Only SQL/PLPGSQL functions are confirmed to work so far. migra ignores functions that use other languages.

Installation

Assuming you have pip, all you need to do is install as follows:

$ pip install migra

If you don't have psycopg2-binary (the PostgreSQL driver) installed yet, you can install this at the same time with:

$ pip install migra[pg]

## Python Code

Here's how the migra command is implemented under the hood (with a few irrelevant lines removed).

As you can see, it's pretty simple (`S` here is a context manager that creates a database session from a database URL).

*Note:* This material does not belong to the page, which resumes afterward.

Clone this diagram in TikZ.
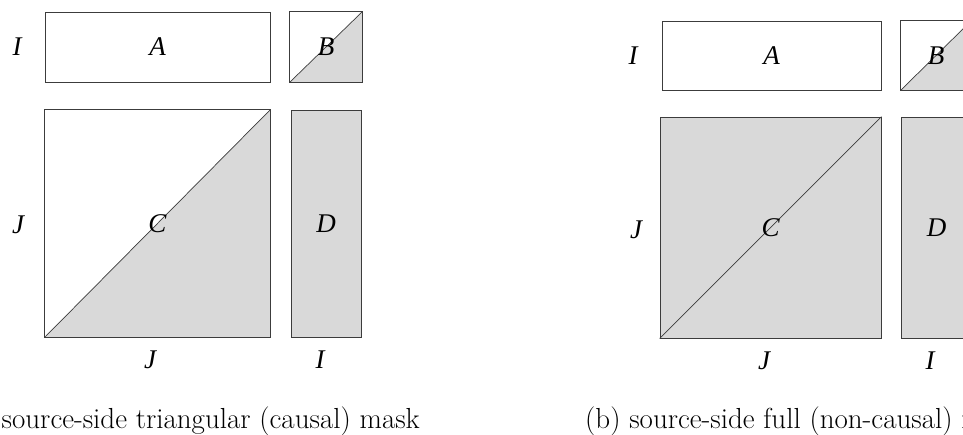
\documentclass[tikz,border=0pt]{standalone}
\usepackage{fontspec}
\newfontfamily\lblfont{Liberation Serif}
\definecolor{edgegray}{HTML}{3C3C3C}
\definecolor{maskgray}{HTML}{D9D9D9}
\usetikzlibrary{positioning}

\begin{document}
\begin{tikzpicture}[
    x=1pt, y=-1pt,
    blk/.style={draw=edgegray, line width=0.8pt, rectangle, inner sep=0pt},
    full blk/.style={blk, fill=maskgray},
    half blk/.style={rectangle, inner sep=0pt},
    diag/.style={draw=edgegray, line width=0.7pt},
    lbl/.style={font=\fontsize{27}{31}\lblfont\itshape, inner sep=0pt},
    subcap/.style={font=\fontsize{29}{34}\selectfont, anchor=base west, inner sep=0pt}
  ]
    \useasboundingbox (0,0) rectangle (963,434);
    \clip (0,0) rectangle (963,434);

    % (a) triangular mask
    \node[blk, minimum width=225pt, minimum height=70pt] (A-a) at (157.5,47) {};
    \node[half blk, minimum width=72pt, minimum height=70pt] (B-a) at (326,47) {};
    \node[half blk, minimum width=225pt, minimum height=227pt] (C-a) at (157.5,223.5) {};
    \node[full blk, minimum width=70pt, minimum height=227pt] (D-a) at (326,223.5) {};
    \fill[maskgray] (B-a.south west) -- (B-a.south east) -- (B-a.north east) -- cycle;
    \fill[maskgray] (C-a.south west) -- (C-a.south east) -- (C-a.north east) -- cycle;
    \draw[diag] (B-a.south west) -- (B-a.north east);
    \draw[diag] (C-a.south west) -- (C-a.north east);
    \draw[edgegray, line width=0.8pt] (B-a.north west) rectangle (B-a.south east);
    \draw[edgegray, line width=0.8pt] (C-a.north west) rectangle (C-a.south east);
    \node[lbl] (a-A) at (A-a) {A};
    \node[lbl] (a-B) at (B-a) {B};
    \node[lbl] (a-C) at (C-a) {C};
    \node[lbl] (a-D) at (D-a) {D};
    \node[lbl] (a-I) at (17,47) {I};
    \node[lbl] (a-J) at (18,225) {J};
    \node[lbl] (a-Jb) at (150,360) {J};
    \node[lbl] (a-Ib) at (320,360) {I};
    \node[subcap, anchor=base east] (cap-a) at (420,428) {(a) source-side triangular (causal) mask};

    % (b) full mask
    \node[blk, minimum width=219pt, minimum height=69pt] (A-b) at (771.5,55.5) {};
    \node[half blk, minimum width=70pt, minimum height=69pt] (B-b) at (936,55.5) {};
    \node[full blk, minimum width=221pt, minimum height=221pt] (C-b) at (770.5,227.5) {};
    \node[full blk, minimum width=70pt, minimum height=221pt] (D-b) at (936.5,227.5) {};
    \fill[maskgray] (B-b.south west) -- (B-b.south east) -- (B-b.north east) -- cycle;
    \draw[diag] (B-b.south west) -- (B-b.north east);
    \draw[diag] (C-b.south west) -- (C-b.north east);
    \draw[edgegray, line width=0.8pt] (B-b.north west) rectangle (B-b.south east);
    \node[lbl] (b-A) at (A-b) {A};
    \node[lbl] (b-B) at (B-b) {B};
    \node[lbl] (b-C) at (C-b) {C};
    \node[lbl] (b-D) at (D-b) {D};
    \node[lbl] (b-I) at (633,56) {I};
    \node[lbl] (b-J) at (636,230) {J};
    \node[lbl] (b-Jb) at (764,361) {J};
    \node[lbl] (b-Ib) at (930,361) {I};
    \node[subcap] (cap-b) at (585,428) {(b) source-side full (non-causal) mask};
\end{tikzpicture}
\end{document}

    from migra import Migration
    from sqlbag import S

    with S(args.dburl_from) as s0, S(args.dburl_target) as s1:
        m = Migration(s0, s1)

        if args.unsafe:
            m.set_safety(False)

        m.add_all_changes()
        print(m.sql)

Here the code just opens connections to both databases for the Migration object to analyse. `m.add_all_changes()` generates the SQL statements for the changes required, and adds to the migration object's list of pending changes. The necessary SQL is now available as a property.

Contributing

Contributing is easy. Jump into the issues, find a feature or fix you'd like to work on, and get involved. Or create a new issue and suggest something completely different. If you're unsure about any aspect of the process, just ask.